Fireman William Haynes just finished his breakfast that bright Sunday morning and was heading toward the fantail at the rear of the destroyer on which he was serving, the USS Conyngham docked just off Ford Island.
The twenty-year-old Haynes glanced up and noticed smoke coming from Hickman Field. The fireman thought a drill was in progress, so he said to those around him, "I guess we might as well go to our fire stations." The young man looked into the air to see a plane with the "rising sun on the wing" bank around from Ford Island.
Haynes immediately began passing the word that they were under attack by Japanese forces. He was in turn told he was "crazy". No one felt the Japanese had the capability to enforce such an attack. They soon believed the fireman.

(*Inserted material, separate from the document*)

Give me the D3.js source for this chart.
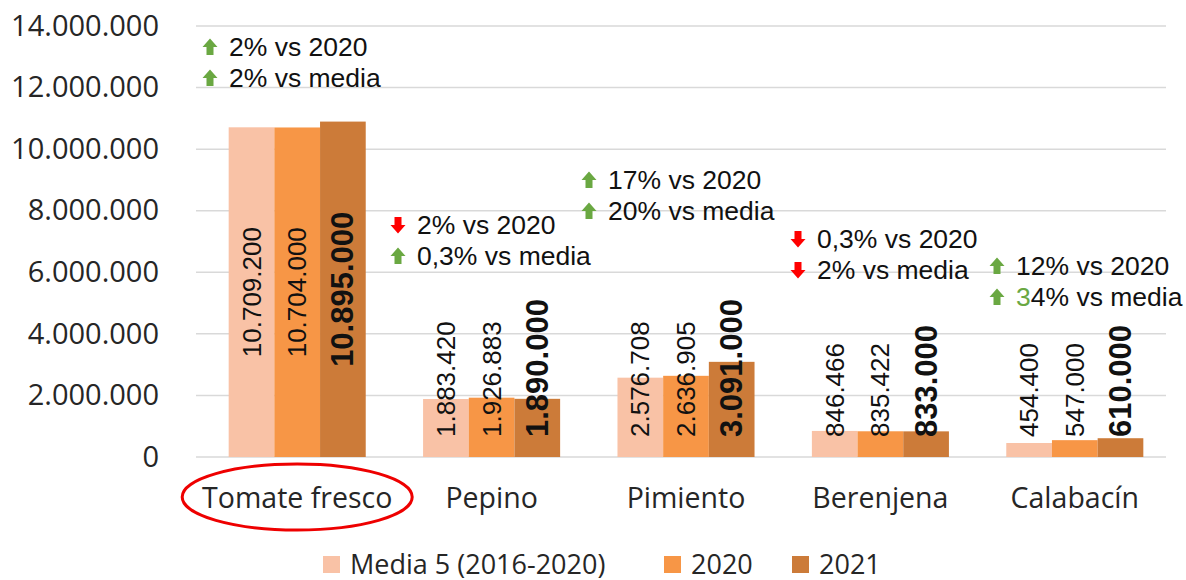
<!DOCTYPE html>
<html>
<head>
<meta charset="utf-8">
<script src="https://cdn.jsdelivr.net/npm/d3@7"></script>
<style>
  body { margin: 0; background: #fff; }
  svg { display: block; }
</style>
</head>
<body>
<svg id="chart" width="1186" height="580"></svg>
<script>
const categories = ['Tomate fresco', 'Pepino', 'Pimiento', 'Berenjena', 'Calabacín'];
const seriesNames = ['Media 5 (2016-2020)', '2020', '2021'];
const media = [10709200, 1883420, 2576708, 846466, 454400];
const v2020 = [10704000, 1926883, 2636905, 835422, 547000];
const v2021 = [10895000, 1890000, 3091000, 833000, 610000];
const yTicks = [0, 2000000, 4000000, 6000000, 8000000, 10000000, 12000000, 14000000];

// variation notes per category: [vs 2020, vs media]
const vs2020 = ['2%', '2%', '17%', '0,3%', '12%'];
const vsMedia = ['2%', '0,3%', '20%', '2%', '34%'];
const dir2020 = ['up', 'down', 'up', 'down', 'up'];
const dirMedia = ['up', 'up', 'up', 'down', 'up'];

// annotation box placement (arrow centre, top line centre)
const noteX = [210, 398, 589, 798, 997];
const noteY = [47, 225, 180, 239, 266];

const colors = ['#F9C2A6', '#F79646', '#CC7B39'];
const series = [media, v2020, v2021];

const svg = d3.select('#chart');
const margin = {left: 200, right: 14, top: 26, bottom: 123};
const W = 1186, H = 580;

const fmt = d3.formatLocale({decimal: ',', thousands: '.', grouping: [3], currency: ['', '']}).format(',d');

const x0 = d3.scaleBand()
    .domain(categories)
    .range([margin.left, W - margin.right])
    .paddingInner(0.295)
    .paddingOuter(0.1475);
const x1 = d3.scaleBand()
    .domain(d3.range(series.length))
    .range([0, x0.bandwidth()]);
const y = d3.scaleLinear()
    .domain([0, 14000000])
    .range([H - margin.bottom, margin.top]);

// gridlines
svg.append('g')
    .selectAll('line')
    .data(yTicks)
    .join('line')
        .attr('x1', margin.left - 4)
        .attr('x2', W - margin.right - 6)
        .attr('y1', d => y(d))
        .attr('y2', d => y(d))
        .attr('stroke', '#d9d9d9')
        .attr('stroke-width', 1.5);

// y axis labels
const yAxis = d3.axisLeft(y).tickValues(yTicks).tickFormat(fmt).tickSize(0).tickPadding(0);
svg.append('g')
    .attr('transform', `translate(${margin.left - 41},0)`)
    .call(yAxis)
    .call(g => g.select('.domain').remove())
    .selectAll('text')
        .attr('font-family', 'Open Sans')
        .attr('font-size', 29)
        .attr('fill', '#262626');

// bars
const groups = svg.append('g')
    .selectAll('g')
    .data(categories)
    .join('g')
        .attr('transform', d => `translate(${x0(d)},0)`);

groups.selectAll('rect')
    .data((d, i) => series.map((s, k) => ({k: k, v: s[i]})))
    .join('rect')
        .attr('x', d => x1(d.k))
        .attr('width', x1.bandwidth())
        .attr('y', d => y(d.v))
        .attr('height', d => y(0) - y(d.v))
        .attr('fill', d => colors[d.k]);

// bar value labels, rotated; centred in the bar unless too short
groups.selectAll('text.val')
    .data((d, i) => series.map((s, k) => ({k: k, v: s[i]})))
    .join('text')
        .attr('class', 'val')
        .attr('font-family', 'Liberation Sans')
        .attr('font-size', d => d.k === 2 ? 31 : 26)
        .attr('font-weight', d => d.k === 2 ? 'bold' : 'normal')
        .attr('fill', '#111')
        .attr('text-anchor', 'middle')
        .attr('dominant-baseline', 'central')
        .text(d => fmt(d.v))
        .each(function(d) {
            let len = this.getComputedTextLength();
            let mid = (y(d.v) + y(0)) / 2;
            let bottom = Math.min(mid + len / 2, y(0) - 20);
            let cy = bottom - len / 2;
            let cx = x1(d.k) + x1.bandwidth() / 2;
            d3.select(this).attr('transform', `translate(${cx},${cy}) rotate(-90)`);
        });

// category labels
svg.append('g')
    .selectAll('text')
    .data(categories)
    .join('text')
        .attr('x', d => x0(d) + x0.bandwidth() / 2)
        .attr('y', 497)
        .attr('text-anchor', 'middle')
        .attr('dominant-baseline', 'central')
        .attr('font-family', 'Open Sans')
        .attr('font-size', 28.5)
        .attr('fill', '#262626')
        .text(d => d);

// red ellipse around Tomate fresco
svg.append('ellipse')
    .attr('cx', x0(categories[0]) + x0.bandwidth() / 2)
    .attr('cy', 497)
    .attr('rx', 115)
    .attr('ry', 33)
    .attr('fill', 'none')
    .attr('stroke', '#ee0000')
    .attr('stroke-width', 3);

// arrows + notes
function arrow(g, cx, cy, dir) {
    let c = dir === 'up' ? '#6AA842' : '#FF0000';
    let s = dir === 'up' ? -1 : 1;
    let pts = [
        [-3.5, -8 * s], [3.5, -8 * s], [3.5, 0], [7.5, 0], [0, 8.5 * s], [-7.5, 0], [-3.5, 0]
    ].map(p => [cx + p[0], cy + p[1]]);
    g.append('polygon')
        .attr('points', pts.map(p => p.join(',')).join(' '))
        .attr('fill', c);
}

const notes = svg.append('g');
categories.forEach((c, i) => {
    let lines = [
        {pct: vs2020[i], tail: ' vs 2020', dir: dir2020[i]},
        {pct: vsMedia[i], tail: ' vs media', dir: dirMedia[i]}
    ];
    lines.forEach((l, j) => {
        let ly = noteY[i] + j * 31;
        arrow(notes, noteX[i], ly, l.dir);
        let t = notes.append('text')
            .attr('x', noteX[i] + 19)
            .attr('y', ly)
            .attr('dominant-baseline', 'central')
            .attr('font-family', 'Liberation Sans')
            .attr('font-size', 26.5)
            .attr('fill', '#111');
        if (i === 4 && j === 1) {
            // first digit coloured green in the original
            t.append('tspan').attr('fill', '#6AA842').text(l.pct.slice(0, 1));
            t.append('tspan').text(l.pct.slice(1) + l.tail);
        } else {
            t.text(l.pct + l.tail);
        }
    });
});

// legend
const legendX = [323, 664, 792];
const legend = svg.append('g');
seriesNames.forEach((n, i) => {
    legend.append('rect')
        .attr('x', legendX[i])
        .attr('y', 556)
        .attr('width', 17)
        .attr('height', 17)
        .attr('fill', colors[i]);
    legend.append('text')
        .attr('x', legendX[i] + 27)
        .attr('y', 563)
        .attr('dominant-baseline', 'central')
        .attr('font-family', 'Open Sans')
        .attr('font-size', 27)
        .attr('fill', '#262626')
        .text(n);
});
</script>
</body>
</html>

Fireman Haynes and his shipmates responded to the attack almost immediately. Five 5-inch anti-aircraft guns were manned by six to eight people as they fired randomly at the enemy planes. The USS Conyngham had no electricity, so the ship began borrowing electricity from a tender ship docked alongside.
Machine guns burned up due to the lack of cooling water, but the men kept fighting with the equipment that remained operable.
"We watched the bombs come down, but it looked like they were missing as much as they were hitting," Haynes said. The fighter planes were coming over in waves; first were the initial attacks then came the high-level bombers. "We were mad as fire, at our helplessness mostly."
Once the attack was over, Haynes and the crew noticed where the ship had taken a few hits on the side from small fire, but no major damage was reported.
With no coordinated directions supplied, the USS Conyngham and her crew set out to sea that very evening in search for Japanese forces.